=== COLLECTED MATERIAL ===
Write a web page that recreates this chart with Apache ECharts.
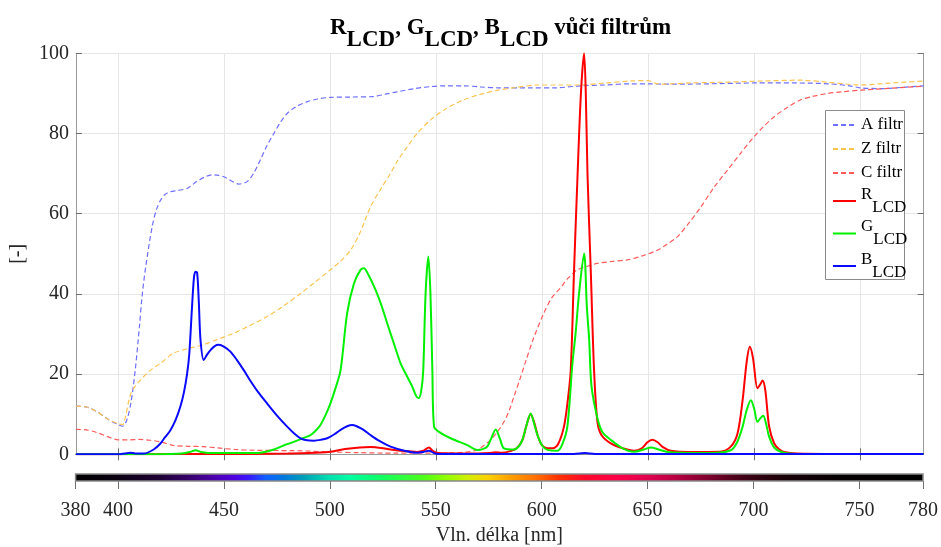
<!DOCTYPE html>
<html><head><meta charset="utf-8">
<script src="https://cdn.jsdelivr.net/npm/echarts@6/dist/echarts.min.js"></script>
<style>html,body{margin:0;padding:0;background:#fff}#c{width:941px;height:547px}</style>
</head><body><div id="c"></div>
<script>
// ---- data ----
const xGridTicks = [400, 450, 500, 550, 600, 650, 700, 750];
const xTickLabels = [380, 400, 450, 500, 550, 600, 650, 700, 750, 780];
const yTicks = [0, 20, 40, 60, 80, 100];

const aFiltr = [[380,12.0],[385,11.8],[390,10.6],[395,8.8],[400,7.4],[402,7.0],[404,8.5],[406,13],[408,21],[410,32],[411.2,39.3],[413,47],[416,56.8],[418,61],[420,63.4],[422,64.8],[424.6,65.5],[428,65.8],[432.5,66.3],[437,68],[441,69.2],[444.3,69.7],[447,69.6],[449.8,69.2],[453,68.3],[456.8,67.4],[460.8,68],[464,70.2],[467,73.4],[470,76.8],[473.4,80],[476.5,82.8],[479.7,85],[484,86.7],[489,87.9],[494,88.6],[500,89],[510,89.1],[520,89.2],[526,89.8],[531.6,90.4],[540,91.2],[547.4,91.7],[555,91.9],[563,91.9],[571,91.6],[579,91.4],[594,91.4],[607,91.4],[612,91.6],[618,91.9],[630,92.1],[642,92.4],[650,92.4],[660,92.3],[680,92.4],[700,92.6],[720,92.6],[735,92.4],[745,91.9],[750,91.4],[760,91.2],[770,91.5],[780,91.9]];
const zFiltr = [[380,12.0],[385,11.8],[390,10.6],[395,8.8],[400,7.6],[402,7.4],[403,8.5],[405.7,14.8],[408,17],[412,19.4],[416,21.3],[420,22.7],[426,25.2],[433,26.4],[440,27.3],[447,28.7],[454.5,30.2],[462,32.1],[470,34.3],[478,37],[486,40.1],[493,43],[500,46],[505,48.2],[509.6,50.9],[514,55.2],[519,61.7],[524,66.3],[528.5,70.1],[532,73.4],[536.4,76.7],[541,80],[547.4,83.4],[555,86.3],[563,88.4],[571,89.8],[579,90.8],[588,91.5],[598,92.1],[608,92.1],[618,92.1],[630,92.6],[642,93.1],[650,93.2],[653,92.6],[656,92.3],[670,92.6],[687,92.8],[705,93.1],[722,93.3],[735,92.8],[750,92.1],[765,92.6],[780,93.1]];
const cFiltr = [[380,6.2],[385,6.1],[390,5.4],[395,4.4],[400,3.6],[405,3.6],[410,3.7],[415,3.5],[420,3.1],[426,2.2],[433,2.0],[440,1.9],[447,1.6],[455,1.2],[465,1.0],[483,0.9],[500,0.6],[514,0.4],[530,0.3],[550,0.3],[560,0.4],[565,0.6],[569.4,1.1],[572.5,2.2],[575.7,3.6],[579,5.7],[582,8.1],[584.5,11],[586.7,14.4],[589.5,18.7],[592.2,23.1],[596,29],[600.8,35.2],[604.5,39],[608.8,41.6],[612,43.8],[616.6,46],[621.4,46.9],[626,47.6],[633,48.1],[640.3,48.5],[648,49.6],[654.4,50.9],[659,52.4],[663.9,54.3],[669,57.5],[674.9,61.7],[681,66.5],[687.5,70.9],[694,75.3],[700,79.2],[705,82],[709.5,84.2],[716,86.6],[722,88.4],[728,89.3],[734.7,90],[742,90.4],[750.4,90.8],[765,91.3],[780,91.8]];
const rLcd = [[380,0],[400,0],[420,0],[440,0.1],[460,0.1],[480,0.2],[490,0.3],[500,0.65],[507,1.3],[514,1.7],[519,1.8],[524,1.6],[528.5,1.2],[535,0.8],[541,0.6],[544,0.9],[546.6,1.7],[548.5,0.8],[551,0.3],[560,0.2],[570,0.2],[575,0.3],[578,0.5],[581,0.4],[585,0.8],[588,1.5],[590.7,3.6],[592.5,7],[594.6,10],[596.5,7.5],[598,4.5],[600,2.2],[602.5,1.5],[605,1.5],[607.5,2.5],[610.3,6.9],[612,13],[613.5,21],[615,45],[616.6,68],[618.3,90],[619.8,100],[620.6,90],[621.4,70],[623,45],[624.5,21],[626.1,8],[628,4.8],[632.4,2.7],[638,1.5],[643.4,0.9],[647,1.5],[649.7,3],[652,3.6],[654.5,3],[657,1.8],[660.7,0.9],[670,0.6],[684,0.65],[689,1.9],[692.2,5.2],[694.6,13.5],[696.5,23],[698,26.8],[699.5,24],[701.6,16.5],[703,17.5],[704,18.4],[705.3,16],[707.1,7],[709.5,2.7],[712,1.2],[714.2,0.6],[720,0.2],[740,0.1],[780,0.1]];
const gLcd = [[380,0],[400,0],[420,0],[430,0.2],[434,0.6],[436.5,1.0],[439,0.6],[445,0.3],[460,0.3],[467,0.4],[473.4,1.2],[478,2.2],[482.8,3.1],[487,4],[490.7,4.8],[493,5.8],[495.4,7.3],[498,10],[500.1,12.7],[502.5,16.5],[504.9,21],[508,35.2],[511.2,42.6],[514.3,46],[515.9,46.4],[518,44.8],[521,41.5],[523.8,37.7],[527,32.5],[530,27.7],[533.2,22.7],[536,19.7],[538.7,16.9],[540.5,14.6],[541.8,14],[543,16],[543.9,21],[545,40],[546.3,49.3],[547.3,40],[548.2,21],[549,6.9],[551.3,5.6],[556.8,4],[564.7,2.3],[569.4,1.1],[572,1.3],[574.1,1.9],[576,4],[578.1,6.2],[580,4],[582,1.5],[586.7,1.2],[589,2],[590.7,3.6],[592.5,7],[594.6,10.2],[596.3,7.5],[597.8,4.8],[600,2.2],[602.5,1.1],[607.2,0.9],[609.5,2.5],[611.9,6.9],[614.3,22.7],[615.8,30.2],[617.4,40],[619.8,50.1],[621.1,36.8],[622.2,28.5],[623.3,17],[626.1,9],[628.5,5.5],[632.4,3.6],[638,1.5],[643.4,0.65],[648,1.2],[651.3,1.7],[655,1.2],[660,0.5],[680,0.3],[689,1.0],[692,3],[694.6,6.9],[696.5,11],[698.5,13.5],[700,11.5],[701.6,8.1],[703,9],[704.3,9.6],[705.5,8],[707.1,4.4],[709.5,1.7],[714,0.4],[720,0.1],[780,0.1]];
const bLcd = [[380,0],[400,0],[403,0.2],[405.7,0.4],[408,0.2],[412,0.2],[416.7,1.2],[419.9,2.7],[422,4.2],[424.6,6],[427,8.5],[429.3,11.9],[431,15.5],[432.5,20.2],[433.5,25],[434.8,36.8],[435.7,44],[436.4,45.5],[437.2,45.3],[438,38],[438.8,28.5],[440.3,23.5],[441.8,24.8],[443.5,26],[445.5,27],[447.4,27.3],[450,26.8],[452.9,25.6],[456,23.5],[459.2,21],[462,18.6],[466,15.5],[470.2,12.7],[475,9.6],[479.7,6.9],[483,5.2],[486,4],[489,3.5],[492.3,3.4],[495.5,3.6],[498.6,4],[502,5],[504.9,6.1],[508,7],[510.4,7.3],[512.5,7],[514.3,6.5],[517,5.6],[519,4.8],[523,3.4],[528.5,1.9],[535,0.9],[541,0.4],[544,0.6],[546.6,0.9],[549,0.3],[551,0.1],[600,0.1],[615,0.1],[620,0.3],[625,0.1],[700,0.1],[780,0.1]];

// spectrum colour bar stops
const spectrumNm = [380,400,420,435,445,455,462,470,478,488,500,510,525,545,555,565,575,585,597,608,620,635,650,665,680,695,715,740,780];
const spectrumColor = ['#000000','#0a0012','#1e0035','#380070','#4a00a8','#5000e0','#3a18ff','#1060ff','#0078e0','#00a0b8','#00e0b0','#00ffa0','#10ff60','#50ff18','#90ff00','#d0f000','#ffd000','#ffa000','#ff7000','#ff3000','#ff0a2a','#ff0048','#e0004e','#b00040','#78002a','#400015','#180007','#050002','#000000'];
const colorbarSpan = [[380, 780]];

// ---- chart ----
const FONT = 'Liberation Serif, Times New Roman, serif';
const chart = echarts.init(document.getElementById('c'), null, {renderer: 'canvas'});
const L = 75.6, R = 17.4;
const axisGray = '#9a9a9a', tickGray = '#707070';

function dashed(name, data, color) {
  return {name, type: 'line', data, xAxisIndex: 0, yAxisIndex: 0, symbol: 'none', showSymbol: false,
    smooth: 0.3, lineStyle: {color, width: 1.2, type: [5, 3]}, itemStyle: {color}, z: 2};
}
function solid(name, data, color) {
  return {name, type: 'line', data, xAxisIndex: 0, yAxisIndex: 0, symbol: 'none', showSymbol: false,
    smooth: 0.3, lineStyle: {color, width: 2}, itemStyle: {color}, z: 3};
}

const stops = spectrumNm.map((nm, i) => ({offset: (nm - 380) / 400, color: spectrumColor[i]}));

const option = {
  animation: false,
  backgroundColor: '#fff',
  title: {
    left: 325, top: 12,
    text: '{m|R}{s|LCD}{m|, G}{s|LCD}{m|, B}{s|LCD}{m| vůči filtrům}{z|\u200a}',
    textStyle: {
      fontFamily: FONT, fontSize: 23, fontWeight: 'bold',
      rich: {
        m: {fontFamily: FONT, fontSize: 23, fontWeight: 'bold', color: '#000', lineHeight: 24, verticalAlign: 'top'},
        s: {fontFamily: FONT, fontSize: 23, fontWeight: 'bold', color: '#000', lineHeight: 24, verticalAlign: 'bottom'},
        z: {fontFamily: FONT, fontSize: 23, fontWeight: 'bold', lineHeight: 35}
      }
    }
  },
  grid: [
    {left: L, right: R, top: 53.3, height: 401},
    {left: L, right: R, top: 474, height: 11}
  ],
  xAxis: [
    {type: 'value', gridIndex: 0, min: 380, max: 780, position: 'bottom',
      axisLine: {show: true, lineStyle: {color: axisGray}},
      axisTick: {show: true, inside: true, length: 6, customValues: xGridTicks, lineStyle: {color: tickGray}},
      axisLabel: {show: false},
      splitLine: {show: true, lineStyle: {color: '#e6e6e6'}}},
    {type: 'value', gridIndex: 0, min: 380, max: 780, position: 'top',
      axisLine: {show: true, lineStyle: {color: axisGray}},
      axisTick: {show: true, inside: true, length: 6, customValues: xGridTicks, lineStyle: {color: tickGray}},
      axisLabel: {show: false}, splitLine: {show: false}},
    {type: 'value', gridIndex: 1, min: 380, max: 780, position: 'bottom',
      name: 'Vln. délka [nm]', nameLocation: 'middle', nameGap: 45,
      nameTextStyle: {fontFamily: FONT, fontSize: 20, color: '#262626'},
      axisLine: {show: false},
      axisTick: {show: true, inside: false, length: 8, customValues: xTickLabels, lineStyle: {color: tickGray}},
      axisLabel: {show: true, margin: 20, customValues: xTickLabels, fontFamily: FONT, fontSize: 20, color: '#262626'},
      splitLine: {show: false}}
  ],
  yAxis: [
    {type: 'value', gridIndex: 0, min: 0, max: 100, interval: 20, position: 'left',
      name: '[-]', nameLocation: 'middle', nameGap: 45,
      nameTextStyle: {fontFamily: FONT, fontSize: 20, color: '#262626'},
      axisLine: {show: true, lineStyle: {color: axisGray}},
      axisTick: {show: true, inside: true, length: 6, lineStyle: {color: tickGray}},
      axisLabel: {show: true, margin: 7, fontFamily: FONT, fontSize: 20, color: '#262626'},
      splitLine: {show: true, lineStyle: {color: '#e6e6e6'}}},
    {type: 'value', gridIndex: 0, min: 0, max: 100, interval: 20, position: 'right',
      axisLine: {show: true, lineStyle: {color: axisGray}},
      axisTick: {show: true, inside: true, length: 6, lineStyle: {color: tickGray}},
      axisLabel: {show: false}, splitLine: {show: false}},
    {type: 'value', gridIndex: 1, min: 0, max: 1, show: false}
  ],
  legend: [
    {orient: 'vertical', left: 827, top: 110, itemWidth: 23, itemHeight: 14, itemGap: 4,
      itemStyle: {opacity: 0},
      data: ['A filtr', 'Z filtr', 'C filtr'],
      textStyle: {fontFamily: FONT, fontSize: 17, color: '#000', lineHeight: 20}},
    {orient: 'vertical', left: 827, top: 181, itemWidth: 23, itemHeight: 14, itemGap: 2.5,
      itemStyle: {opacity: 0},
      data: ['R', 'G', 'B'],
      formatter: n => '{m|' + n + '}{s|LCD}{z|\u200a}',
      textStyle: {fontFamily: FONT, fontSize: 17, color: '#000',
        rich: {
          m: {fontFamily: FONT, fontSize: 17, color: '#000', lineHeight: 23, verticalAlign: 'top'},
          s: {fontFamily: FONT, fontSize: 17, color: '#000', lineHeight: 12, verticalAlign: 'bottom'},
          z: {fontFamily: FONT, fontSize: 17, lineHeight: 30}
        }}}
  ],
  graphic: [
    {type: 'rect', left: 825, top: 110, z: 3, silent: true,
      shape: {width: 79, height: 169}, style: {fill: '#fff', stroke: '#8a8a8a', lineWidth: 1}}
  ],
  series: [
    dashed('A filtr', aFiltr, '#6e6eff'),
    dashed('Z filtr', zFiltr, '#fcc552'),
    dashed('C filtr', cFiltr, '#ff5a5a'),
    solid('R', rLcd, '#ff0000'),
    solid('G', gLcd, '#00f000'),
    solid('B', bLcd, '#0a0aff'),
    {type: 'custom', xAxisIndex: 2, yAxisIndex: 2, data: colorbarSpan, silent: true,
      encode: {x: [0, 1]},
      renderItem: (params, api) => {
        const p0 = api.coord([api.value(0), 0]);
        const p1 = api.coord([api.value(1), 1]);
        return {type: 'rect',
          shape: {x: p0[0], y: p1[1], width: p1[0] - p0[0], height: p0[1] - p1[1]},
          style: {fill: new echarts.graphic.LinearGradient(0, 0, 1, 0, stops), stroke: '#888', lineWidth: 1.5}};
      }}
  ]
};
chart.setOption(option);
</script>
</body></html>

=== DIRECTION ===
Skip the pictures and restate exactly the lines from the beginning of the listing to the line with "const yTicks = [0, 20, 40, 60, 80, 100];", that line included.

=== FINISHED EXERCISE ===
Write a web page that recreates this chart with Apache ECharts.
<!DOCTYPE html>
<html><head><meta charset="utf-8">
<script src="https://cdn.jsdelivr.net/npm/echarts@6/dist/echarts.min.js"></script>
<style>html,body{margin:0;padding:0;background:#fff}#c{width:941px;height:547px}</style>
</head><body><div id="c"></div>
<script>
// ---- data ----
const xGridTicks = [400, 450, 500, 550, 600, 650, 700, 750];
const xTickLabels = [380, 400, 450, 500, 550, 600, 650, 700, 750, 780];
const yTicks = [0, 20, 40, 60, 80, 100];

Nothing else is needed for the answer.